## DATA EXCERPT
----
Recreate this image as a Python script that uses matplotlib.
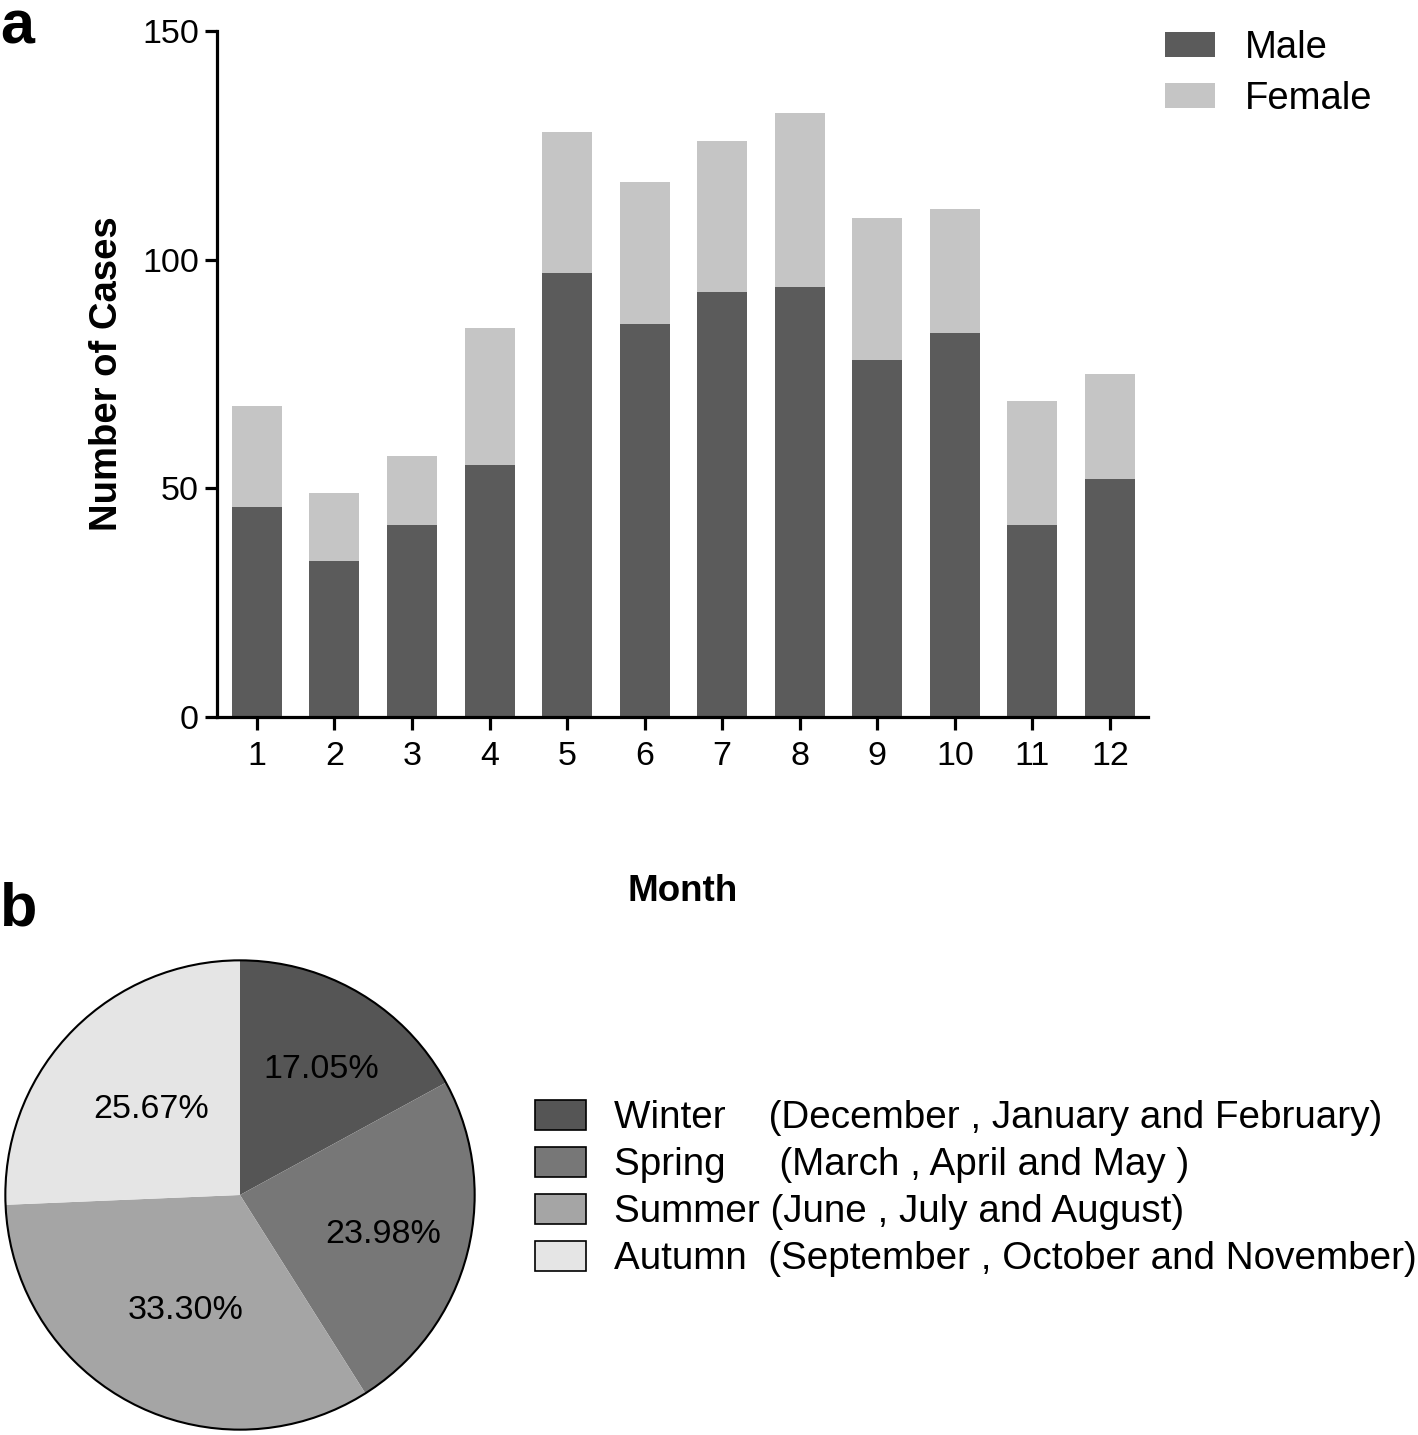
import numpy as np
import matplotlib.pyplot as plt
from matplotlib.patches import Circle

# Monthly cases
months = ['1', '2', '3', '4', '5', '6', '7', '8', '9', '10', '11', '12']
male = [46, 34, 42, 55, 97, 86, 93, 94, 78, 84, 42, 52]
female = [22, 15, 15, 30, 31, 31, 33, 38, 31, 27, 27, 23]

# Seasonal totals for panel b
seasons = ['Winter    (December , January and February)',
           'Spring     (March , April and May )',
           'Summer (June , July and August)',
           'Autumn  (September , October and November)']
season_cases = [192, 270, 375, 289]
season_colors = ['#555555', '#777777', '#a5a5a5', '#e5e5e5']
label_dist = [0.64, 0.61, 0.54, 0.55]

plt.rcParams['font.family'] = ['Liberation Sans', 'DejaVu Sans']

fig = plt.figure(figsize=(14.18, 14.35), dpi=100)

# panel a: stacked bars
ax = fig.add_axes([0.1530, 0.5004, 0.6566, 0.4780])
x = np.arange(1, len(months) + 1)
ax.bar(x, male, width=0.645, color='#5b5b5b', label='Male')
ax.bar(x, female, width=0.645, bottom=male, color='#c5c5c5', label='Female')
ax.set_xlim(0.485, 12.49)
ax.set_ylim(0, 150)
ax.set_yticks([0, 50, 100, 150])
ax.set_xticks(x)
ax.set_xticklabels(months)
for s in ['top', 'right']:
    ax.spines[s].set_visible(False)
for s in ['left', 'bottom']:
    ax.spines[s].set_linewidth(2.3)
ax.tick_params(axis='both', width=2.3, length=9, labelsize=24.5, direction='out')
ax.tick_params(axis='x', pad=8)
ax.tick_params(axis='y', pad=4)
ax.set_ylabel('Number of Cases', fontsize=27.5, fontweight='bold', labelpad=12)
ax.set_xlabel('Month', fontsize=26.5, fontweight='bold', labelpad=74)
ax.legend(loc='upper left', bbox_to_anchor=(1165 / 1418, 1 - 30 / 1435),
          bbox_transform=fig.transFigure, frameon=False, fontsize=27.5,
          handlelength=1.3, handleheight=0.63, handletextpad=0.8,
          labelspacing=0.38, borderpad=0, borderaxespad=0)

# panel b: pie
pax = fig.add_axes([3 / 1418, 3 / 1435, 474 / 1418, 474 / 1435])
wedges, texts, autotexts = pax.pie(season_cases, colors=season_colors, startangle=90,
                                   counterclock=False, autopct='%1.2f%%',
                                   pctdistance=0.6,
                                   wedgeprops=dict(linewidth=0),
                                   textprops=dict(fontsize=24.5, color='black'))
for w, t, d in zip(wedges, autotexts, label_dist):
    a = np.deg2rad((w.theta1 + w.theta2) / 2)
    t.set_position((d * np.cos(a) + 0.02, d * np.sin(a) - 0.015))
pax.add_patch(Circle((0, 0), 1, fill=False, edgecolor='black', linewidth=1.5))
pax.set_xlim(-1.01, 1.01)
pax.set_ylim(-1.01, 1.01)
pax.set_aspect('equal')

leg = fig.legend(wedges, seasons, loc='upper left',
                 bbox_to_anchor=(535 / 1418, 1 - 1100 / 1435), frameon=False,
                 fontsize=27.8, handlelength=1.33, handleheight=0.82,
                 handletextpad=0.72, labelspacing=0.27, borderpad=0, borderaxespad=0)
for h in leg.legend_handles:
    h.set_edgecolor('black')
    h.set_linewidth(1.2)

fig.text(0.0, 1.0, 'a', fontsize=44, fontweight='bold', va='top')
fig.text(0.0, 1 - 925 / 1435, 'b', fontsize=44, fontweight='bold')

fig.savefig('out.png', dpi=100)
----
## EXERCISE DIRECTIONS
Copy nothing but the lines from the top of the material through the line holding "labelspacing=0.38, borderpad=0, borderaxespad=0)", exactly as written; omit pictures.

## EXPECTED ANSWER
Recreate this image as a Python script that uses matplotlib.
import numpy as np
import matplotlib.pyplot as plt
from matplotlib.patches import Circle

# Monthly cases
months = ['1', '2', '3', '4', '5', '6', '7', '8', '9', '10', '11', '12']
male = [46, 34, 42, 55, 97, 86, 93, 94, 78, 84, 42, 52]
female = [22, 15, 15, 30, 31, 31, 33, 38, 31, 27, 27, 23]

# Seasonal totals for panel b
seasons = ['Winter    (December , January and February)',
           'Spring     (March , April and May )',
           'Summer (June , July and August)',
           'Autumn  (September , October and November)']
season_cases = [192, 270, 375, 289]
season_colors = ['#555555', '#777777', '#a5a5a5', '#e5e5e5']
label_dist = [0.64, 0.61, 0.54, 0.55]

plt.rcParams['font.family'] = ['Liberation Sans', 'DejaVu Sans']

fig = plt.figure(figsize=(14.18, 14.35), dpi=100)

# panel a: stacked bars
ax = fig.add_axes([0.1530, 0.5004, 0.6566, 0.4780])
x = np.arange(1, len(months) + 1)
ax.bar(x, male, width=0.645, color='#5b5b5b', label='Male')
ax.bar(x, female, width=0.645, bottom=male, color='#c5c5c5', label='Female')
ax.set_xlim(0.485, 12.49)
ax.set_ylim(0, 150)
ax.set_yticks([0, 50, 100, 150])
ax.set_xticks(x)
ax.set_xticklabels(months)
for s in ['top', 'right']:
    ax.spines[s].set_visible(False)
for s in ['left', 'bottom']:
    ax.spines[s].set_linewidth(2.3)
ax.tick_params(axis='both', width=2.3, length=9, labelsize=24.5, direction='out')
ax.tick_params(axis='x', pad=8)
ax.tick_params(axis='y', pad=4)
ax.set_ylabel('Number of Cases', fontsize=27.5, fontweight='bold', labelpad=12)
ax.set_xlabel('Month', fontsize=26.5, fontweight='bold', labelpad=74)
ax.legend(loc='upper left', bbox_to_anchor=(1165 / 1418, 1 - 30 / 1435),
          bbox_transform=fig.transFigure, frameon=False, fontsize=27.5,
          handlelength=1.3, handleheight=0.63, handletextpad=0.8,
          labelspacing=0.38, borderpad=0, borderaxespad=0)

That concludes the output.